By 2017, when the property was selected by the Cristo Rey charter school as the site of a new high school facility in the Tioga neighborhood of North Philadelphia, the building was vacant and in deteriorating condition. The property was also listed in the National Register of Historic Places in 2017; you can learn more about the property from its nomination, available here on CRGIS.
Our office frequently sees manufacturing buildings—and school buildings—rehabilitated into residential uses, and occasionally offices or other purposes. Developers with a vision select historic buildings that qualify for the federal Rehabilitation Investment Tax Credit (administered in Pennsylvania by our office) to help make the renovations financially feasible.
This time a charter school, Cristo Rey, used the tax credit to support the conversion of a factory into a school. An adjacent vacant lot enabled the school to add a 48,000 square feet wing to the 55,000 square foot, five-story factory, with space leftover for athletic fields and outdoor resources.
It’s certainly appropriate that a factory focused on producing children’s toys is again focused on serving children. We hope that the school’s vision for repurposing historic buildings will spread and perhaps next time will result in the adaptation of historic school buildings for modern education.
Infill Philadelphia: Sacred Places/Civic Spaces
A partnership between the Community Design Collaborative and Partners for Sacred Places, which originated in 2017, has been recognized with another of the Alliance’s Grand Jury Awards.
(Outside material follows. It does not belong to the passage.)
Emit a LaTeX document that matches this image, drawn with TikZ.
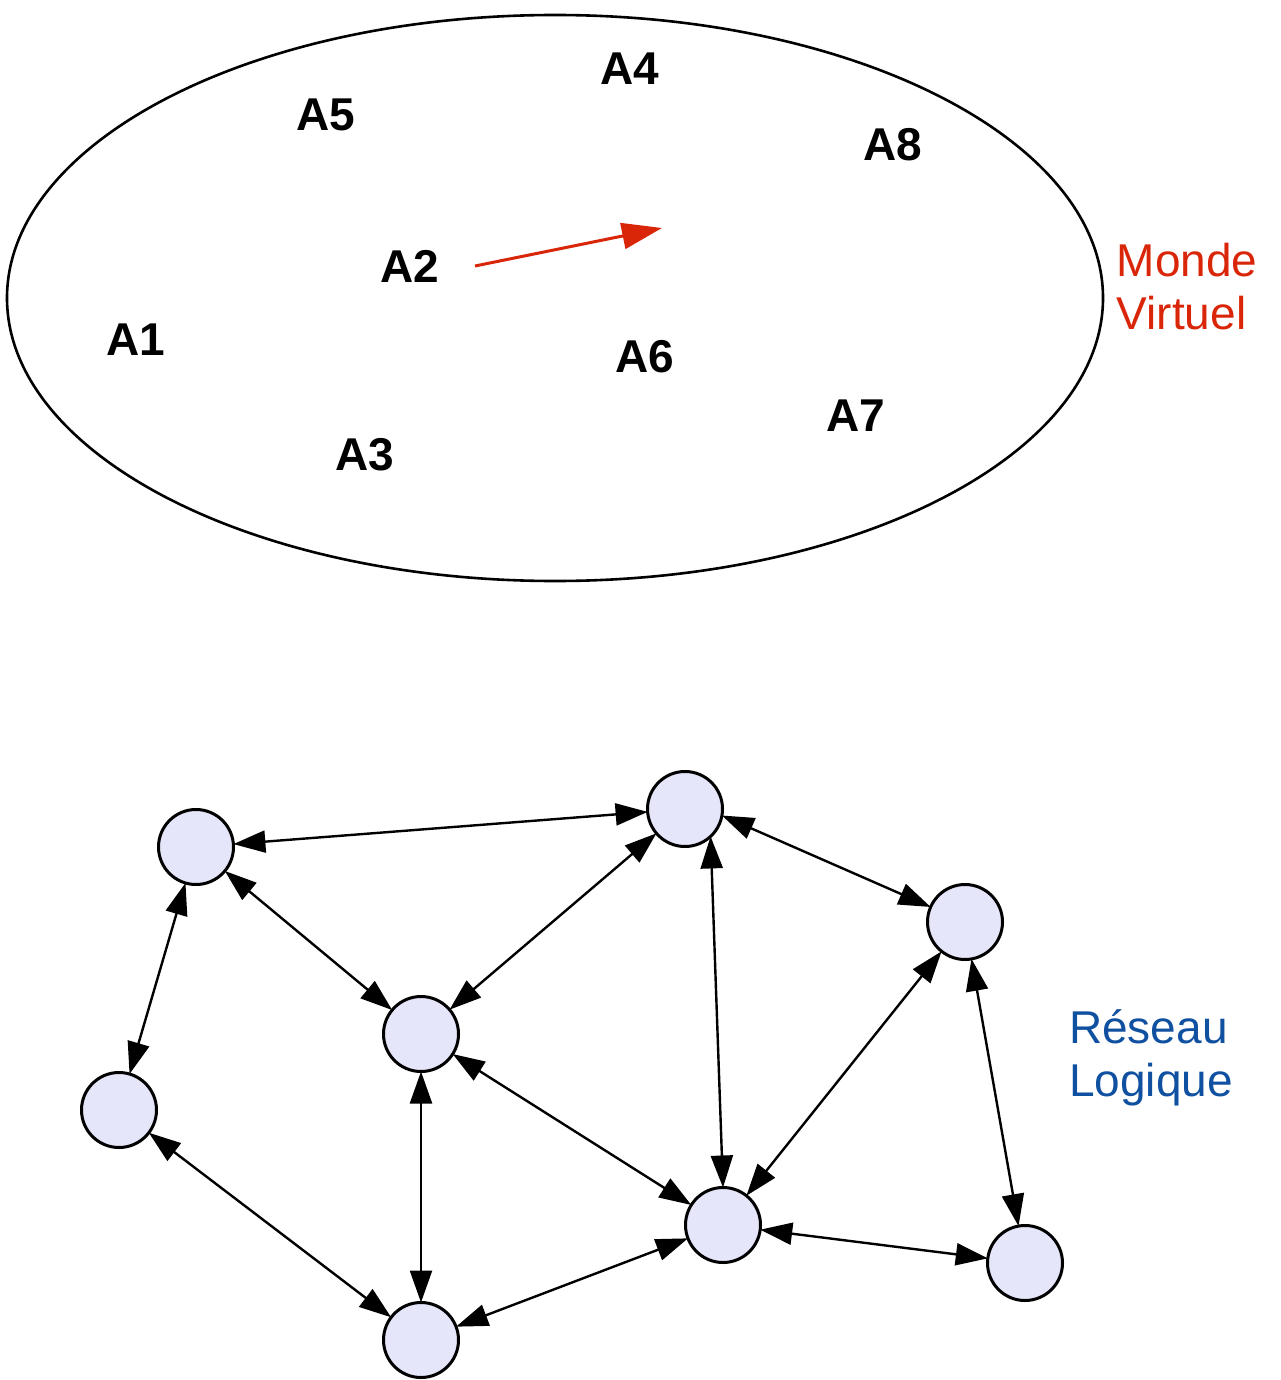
\documentclass[tikz,border=0pt]{standalone}
\usepackage{fontspec}
\setmainfont{Liberation Sans}
\usetikzlibrary{arrows.meta}
\definecolor{peerfill}{RGB}{230,230,250}
\definecolor{mondered}{RGB}{218,38,8}
\definecolor{reseaublue}{RGB}{16,80,160}

\begin{document}
\begin{tikzpicture}[x=0.5pt,y=-0.5pt,
		agent/.style={font=\fontsize{23}{26}\selectfont\bfseries},
		peer/.style={circle,draw,line width=1.5pt,fill=peerfill,minimum size=37.5pt,inner sep=0pt,outer sep=0pt},
		link/.style={<->,>={Triangle[length=16pt,width=11pt]},line width=1.2pt}]
			%%%%% START %%%%%
			\useasboundingbox (0,0) rectangle (1280,1380);
			
			\draw[line width=1.3pt] (555,298) ellipse [x radius=274pt, y radius=141.5pt];
			
			\node[agent] (a4) at (630,69) {A4};
			\node[agent] (a5) at (326,115) {A5};
			\node[agent] (a8) at (893,145) {A8};
			\node[agent] (a2) at (410,266) {A2};
			\node[agent] (a1) at (136,340) {A1};
			\node[agent] (a6) at (645,357) {A6};
			\node[agent] (a7) at (856,416) {A7};
			\node[agent] (a3) at (365,455) {A3};
			
			\coordinate (moveS) at (475,266);
			\coordinate (moveE) at (662,228);
			\draw[-{Triangle[length=20pt,width=13pt]},line width=1.5pt,color=mondered] (moveS) -- (moveE);
			
			\node[color=mondered,align=left,font=\fontsize{23}{26.5}\selectfont] (monde) at (1187,287) {Monde\\Virtuel};
			
			%%%%% RESEAU %%%%%
			
			\node[peer] (pTL) at (196,847) {};
			\node[peer] (pT) at (685,809) {};
			\node[peer] (pR) at (965,922) {};
			\node[peer] (pM) at (421,1034) {};
			\node[peer] (pL) at (119,1110) {};
			\node[peer] (pC) at (723,1225) {};
			\node[peer] (pBR) at (1025,1263) {};
			\node[peer] (pB) at (421,1340) {};
			
			\draw[link] (pTL) -- (pT);
			\draw[link] (pTL) -- (pM);
			\draw[link] (pTL) -- (pL);
			\draw[link] (pT) -- (pM);
			\draw[link] (pT.-47) -- (pC.north);
			\draw[link] (pT.-10) -- (pR);
			\draw[link] (pR) -- (pC);
			\draw[link] (pR) -- (pBR);
			\draw[link] (pM) -- (pC);
			\draw[link] (pM) -- (pB);
			\draw[link] (pL) -- (pB);
			\draw[link] (pB) -- (pC);
			\draw[link] (pC) -- (pBR);
			
			\node[color=reseaublue,align=left,font=\fontsize{23}{26.5}\selectfont] (reseau) at (1151,1058) {Réseau\\Logique};
			
			%%%%% END %%%%%
		\end{tikzpicture}
\end{document}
The mission of Infill Philadelphia: Sacred Places/Civic Spaces was to re-envision three underutilized religious properties as community hubs, demonstrating that they can be used in new ways to further serve their congregations and strengthen their communities.
One of the congregations participating was Wharton-Wesley United Methodist Church in the Cobbs Creek area.
To move toward their goals of expanded programming and space sharing, Infill Philadelphia helped the congregation explore design strategies for improving physical accessibility to the building, incorporating outdoor space for gardens and a food park, enhancing the sanctuary’s performance space and special event viability, and renovating the existing kitchen and fellowship hall for commercial kitchen use and additional event space.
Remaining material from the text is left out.